- Origin: Sweden
- Occupation: Instrumentalist
- Instruments: Keyboard, Hammond organ

= Eric Malmberg =

Eric Malmberg is a musician from Sweden. Previously a member of the duo Sagor & Swing ("Fairytales & Swing"), in 2005 he released his first solo album, Den gåtfulla människan ("The Enigmatic Human"). The album consists only of sounds played on the Hammond organ. The album is centered on a musical exploration of the human psyche and the different tracks have names such as "The Subconscious" and "The Dual-personalities". The different tracks are all linked together and form a seamless journey into the human mind.

Far from being the product of a loose interest in psychology, these themes are deeply personal as Malmberg has been fighting an ongoing struggle with his own autistic spectrum disorder. He has appeared in a documentary entitled Creative Illness which consists of interviews of skilled Swedish artists who have received a mixed blessing in the form of different mental afflictions. In this documentary, Malmberg speaks of his sometimes manic relationship with music in general and the Hammond-organ in particular.

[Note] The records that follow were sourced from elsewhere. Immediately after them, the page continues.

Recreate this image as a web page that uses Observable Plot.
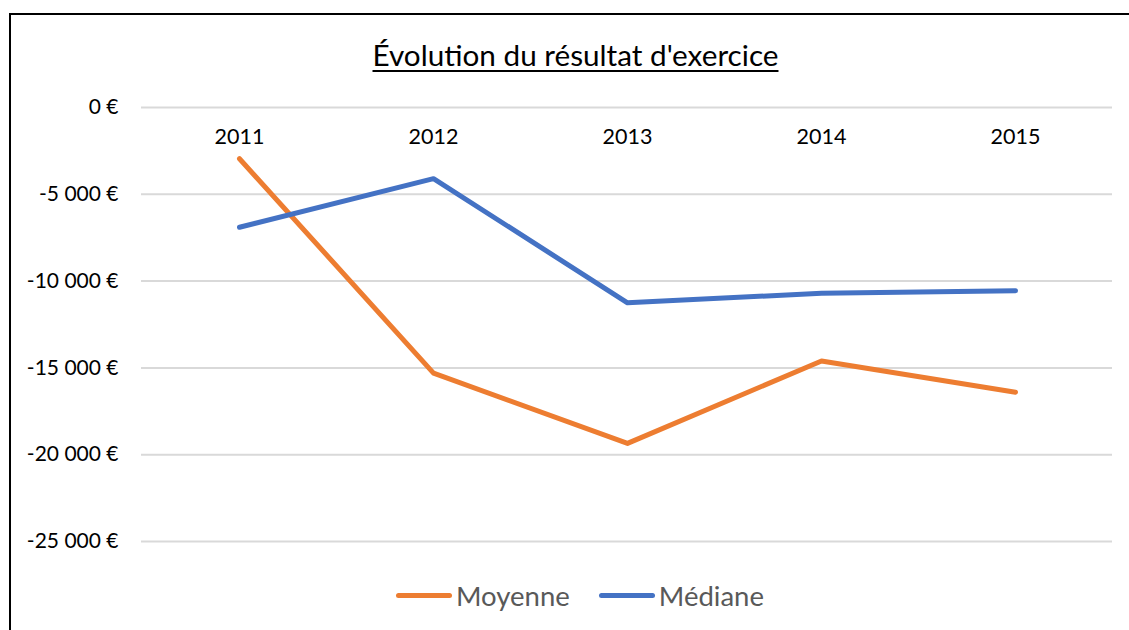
<!DOCTYPE html>
<html>
<head>
<meta charset="utf-8">
<script src="https://cdn.jsdelivr.net/npm/d3@7"></script>
<script src="https://cdn.jsdelivr.net/npm/@observablehq/plot@0.6"></script>
<style>
  html, body { margin: 0; padding: 0; background: #fff; width: 1129px; height: 630px; overflow: hidden; position: relative; }
  body { font-family: Lato, "Open Sans", sans-serif; }
  #frame { position: absolute; left: 9px; top: 13px; width: 1200px; height: 700px; border-top: 2px solid #000; border-left: 2px solid #000; box-sizing: border-box; }
  #title { position: absolute; top: 37px; left: 0; width: 1151px; text-align: center; font-size: 29.7px; color: #000; text-decoration: underline; text-decoration-thickness: 1.5px; text-underline-offset: 4px; }
  #chart { position: absolute; left: 0; top: 80px; }
  #legend { position: absolute; top: 579px; left: 396px; display: flex; align-items: center; font-size: 27.5px; color: #595959; }
  .item { display: flex; align-items: center; margin-right: 29px; }
  .sw { width: 56px; height: 5px; border-radius: 3px; margin-right: 4px; }
</style>
</head>
<body>
<div id="frame"></div>
<div id="title">Évolution du résultat d'exercice</div>
<div id="chart"></div>
<div id="legend"></div>
<script>
const years = ["2011", "2012", "2013", "2014", "2015"];
const moyenne = [-2950, -15300, -19350, -14600, -16400];
const mediane = [-6900, -4100, -11250, -10700, -10550];
const seriesNames = ["Moyenne", "Médiane"];
const seriesColors = ["#ED7D31", "#4472C4"];
const yTicks = [0, -5000, -10000, -15000, -20000, -25000];

const rows = [];
years.forEach((yr, i) => {
  rows.push({year: yr, value: moyenne[i], series: seriesNames[0]});
  rows.push({year: yr, value: mediane[i], series: seriesNames[1]});
});

const locale = d3.formatLocale({decimal: ",", thousands: " ", grouping: [3], currency: ["", " €"], minus: "-"});
const fmt = locale.format("$,.0f");

const chart = Plot.plot({
  width: 1129,
  height: 481,
  marginTop: 27,
  marginBottom: 20,
  marginLeft: 141,
  marginRight: 17,
  style: {fontFamily: "Lato, 'Open Sans', sans-serif", fontSize: "21px", color: "#000", background: "transparent"},
  x: {type: "point", domain: years, padding: 0.5, axis: null},
  y: {domain: [-25000, 0], ticks: yTicks, tickFormat: fmt, axis: null, label: null},
  color: {domain: seriesNames, range: seriesColors},
  marks: [
    Plot.gridY(yTicks, {stroke: "#d9d9d9", strokeOpacity: 1, strokeWidth: 2}),
    Plot.axisY(yTicks, {tickSize: 0, tickPadding: 23, fontSize: 21, fill: "#000", tickFormat: fmt, label: null}),
    Plot.text(years, {x: d => d, y: 0, dy: 30, text: d => d, fontSize: 21.5, fill: "#000"}),
    Plot.line(rows, {x: "year", y: "value", z: "series", stroke: "series", strokeWidth: 5, strokeLinecap: "round", strokeLinejoin: "round"})
  ]
});
document.getElementById("chart").appendChild(chart);

const legend = document.getElementById("legend");
seriesNames.forEach((name, i) => {
  const item = document.createElement("div");
  item.className = "item";
  const sw = document.createElement("div");
  sw.className = "sw";
  sw.style.background = seriesColors[i];
  const lab = document.createElement("span");
  lab.textContent = name;
  item.appendChild(sw);
  item.appendChild(lab);
  legend.appendChild(item);
});
</script>
</body>
</html>
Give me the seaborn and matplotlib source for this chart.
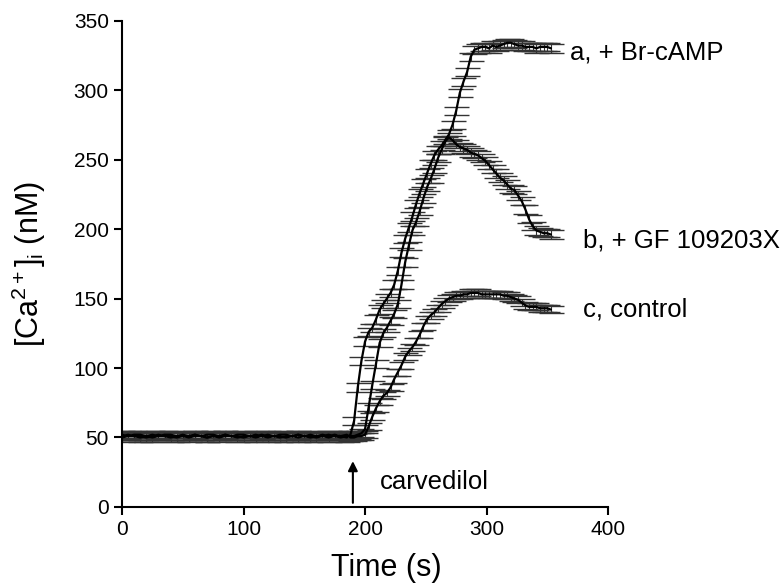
import numpy as np
import pandas as pd
import seaborn as sns
import matplotlib.pyplot as plt

# zaman noktaları (s): bazal bölüm ve carvedilol sonrası
t_base = [0, 5, 10, 15, 20, 25, 30, 35, 40, 45, 50, 55, 60, 65, 70, 75, 80, 85, 90, 95,
          100, 105, 110, 115, 120, 125, 130, 135, 140, 145, 150, 155, 160, 165, 170, 175, 180, 185]
t_rise = [188, 191, 194, 197, 200, 203, 206, 209, 212, 215,
          218, 221, 224, 227, 230, 233, 236, 239, 242, 245,
          248, 251, 254, 257, 260, 263, 266, 269, 272, 275,
          278, 281, 284, 287, 290, 293, 296, 299, 302, 305,
          308, 311, 314, 317, 320, 323, 326, 329, 332, 335,
          338, 341, 344, 347, 350, 353]

# a, + Br-cAMP
a_base = [51, 52, 51, 51, 50, 51, 52, 51, 51, 50, 51, 51, 52, 51, 50, 51, 51, 52, 51, 51,
          50, 51, 51, 52, 51, 51, 50, 51, 51, 52, 51, 50, 51, 51, 52, 51, 51, 50]
a_rise = [52, 62, 86, 105, 119, 126, 129, 135, 142, 146,
          150, 154, 160, 170, 183, 193, 201, 209, 218, 226,
          233, 240, 247, 253, 257, 260, 264, 268, 275, 285,
          298, 306, 313, 324, 329, 330, 331, 331, 330, 332,
          331, 332, 333, 334, 334, 333, 332, 332, 331, 331,
          331, 330, 331, 331, 331, 330]

# b, + GF 109203X
b_base = [50, 51, 51, 50, 51, 50, 51, 51, 50, 51, 51, 50, 51, 51, 50, 51, 50, 51, 51, 50,
          51, 51, 50, 51, 50, 51, 51, 50, 51, 50, 51, 51, 50, 51, 50, 51, 50, 51]
b_rise = [51, 51, 52, 53, 56, 72, 88, 103, 118, 125,
          129, 134, 139, 146, 160, 176, 188, 199, 205, 213,
          222, 230, 236, 243, 251, 257, 263, 266, 264, 261,
          259, 258, 257, 255, 254, 253, 251, 249, 246, 243,
          240, 237, 235, 232, 229, 228, 224, 220, 214, 207,
          202, 199, 198, 197, 197, 196]

# c, control
c_base = [52, 51, 52, 52, 51, 52, 51, 52, 52, 51, 52, 51, 52, 51, 52, 52, 51, 52, 51, 52,
          52, 51, 52, 51, 52, 51, 52, 52, 51, 52, 51, 52, 51, 52, 51, 52, 51, 52]
c_rise = [50, 50, 51, 51, 52, 58, 65, 71, 76, 80,
          82, 86, 92, 97, 102, 108, 112, 115, 119, 124,
          130, 135, 138, 140, 143, 146, 148, 150, 151, 152,
          152, 153, 153, 154, 154, 154, 153, 153, 153, 153,
          153, 153, 152, 152, 151, 150, 149, 147, 145, 144,
          144, 144, 143, 143, 143, 142]

# ortalama hata (nM)
sem = {'a': 3.0, 'b': 3.0, 'c': 2.5}

seri_labels = ['a, + Br-cAMP', 'b, + GF 109203X', 'c, control']

# uzun formatta tablo
times = t_base + t_rise
frames = []
for key, vals in [('a', a_base + a_rise), ('b', b_base + b_rise), ('c', c_base + c_rise)]:
    frames.append(pd.DataFrame({'time': times, 'ca': vals, 'seri': key, 'sem': sem[key]}))
df = pd.concat(frames, ignore_index=True)

sns.set_style("ticks")
plt.rcParams['font.family'] = ['Liberation Sans', 'DejaVu Sans']
plt.rcParams['mathtext.fontset'] = 'custom'
plt.rcParams['mathtext.rm'] = 'Liberation Sans'
plt.rcParams['mathtext.it'] = 'Liberation Sans:italic'
plt.rcParams['text.color'] = 'black'
plt.rcParams['axes.labelcolor'] = 'black'
plt.rcParams['xtick.color'] = 'black'
plt.rcParams['ytick.color'] = 'black'

fig = plt.figure(figsize=(7.84, 5.87), dpi=100)
ax = fig.add_axes([0.1556, 0.1363, 0.62, 0.8287])

# hata çubukları
for key, grp in df.groupby('seri'):
    ax.errorbar(grp['time'], grp['ca'], yerr=grp['sem'], fmt='none',
                ecolor='0.2', elinewidth=0.8, capsize=9, capthick=1.0, zorder=2)

# eğriler
sns.lineplot(data=df, x='time', y='ca', units='seri', estimator=None,
             color='black', linewidth=1.6, ax=ax, zorder=3)

ax.set_xlim(0, 400)
ax.set_ylim(0, 350)
ax.set_xticks([0, 100, 200, 300, 400])
ax.set_yticks([0, 50, 100, 150, 200, 250, 300, 350])
ax.tick_params(labelsize=15, width=1.5, length=6, direction='out',
               color='black', labelcolor='black')
sns.despine(ax=ax)
for s in ['left', 'bottom']:
    ax.spines[s].set_linewidth(1.5)
    ax.spines[s].set_color('black')

ax.set_xlabel('Time (s)', fontsize=22)
ax.xaxis.set_label_coords(0.543, -0.095)
ax.set_ylabel('[Ca$^{2+}$]$_{\\mathrm{i}}$ (nM)', fontsize=22)
ax.yaxis.set_label_coords(-0.152, 0.5)

# eğri etiketleri
ax.text(369, 327, seri_labels[0], fontsize=18.5, va='center', ha='left')
ax.text(379, 192, seri_labels[1], fontsize=18.5, va='center', ha='left')
ax.text(379, 142, seri_labels[2], fontsize=18.5, va='center', ha='left')

# carvedilol oku
ax.annotate('', xy=(190, 33), xytext=(190, 3),
            arrowprops=dict(arrowstyle='-|>', color='black', lw=1.5,
                            mutation_scale=14, shrinkA=0, shrinkB=0))
ax.text(212, 18, 'carvedilol', fontsize=18.5, va='center', ha='left')

fig.savefig('out.png', dpi=100)
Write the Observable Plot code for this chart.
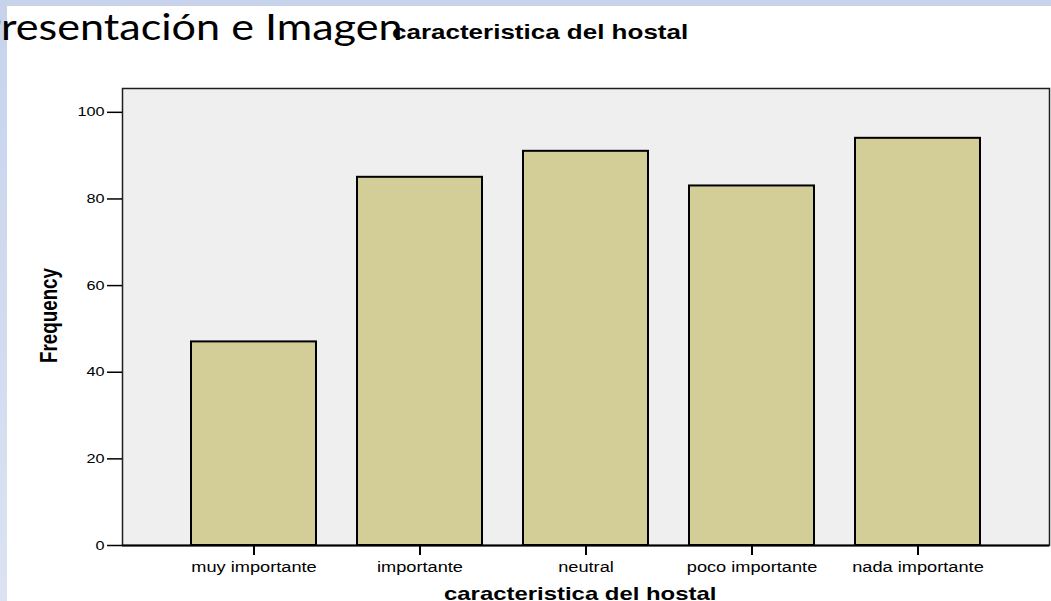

Malmberg has also worked as a cartoonist. He drew a comic strip entitled Hansson & Karlsson i världsrymden (Hansson & Karlsson in outer space), which appeared in the Swedish newspaper Dagens Nyheter in 2000. The strip refers to Bo Hansson and Janne Carlsson, a Swedish instrumental duo from the late 1960s. Later, Hansson gave Malmberg the organ used on Hansson's Lord of the Rings album. This together with his participation in Sagor & Swing and the fact that Malmberg and Hansson have performed together on several occasions has led many to view Malmberg as Hansson's spiritual successor, preserving and evolving the style pioneered by Hansson & Karlsson.

In 2007, his second solo album Verklighet & Beat ("Reality & Beat" - the antonym of "Fairytales & Swing") was released.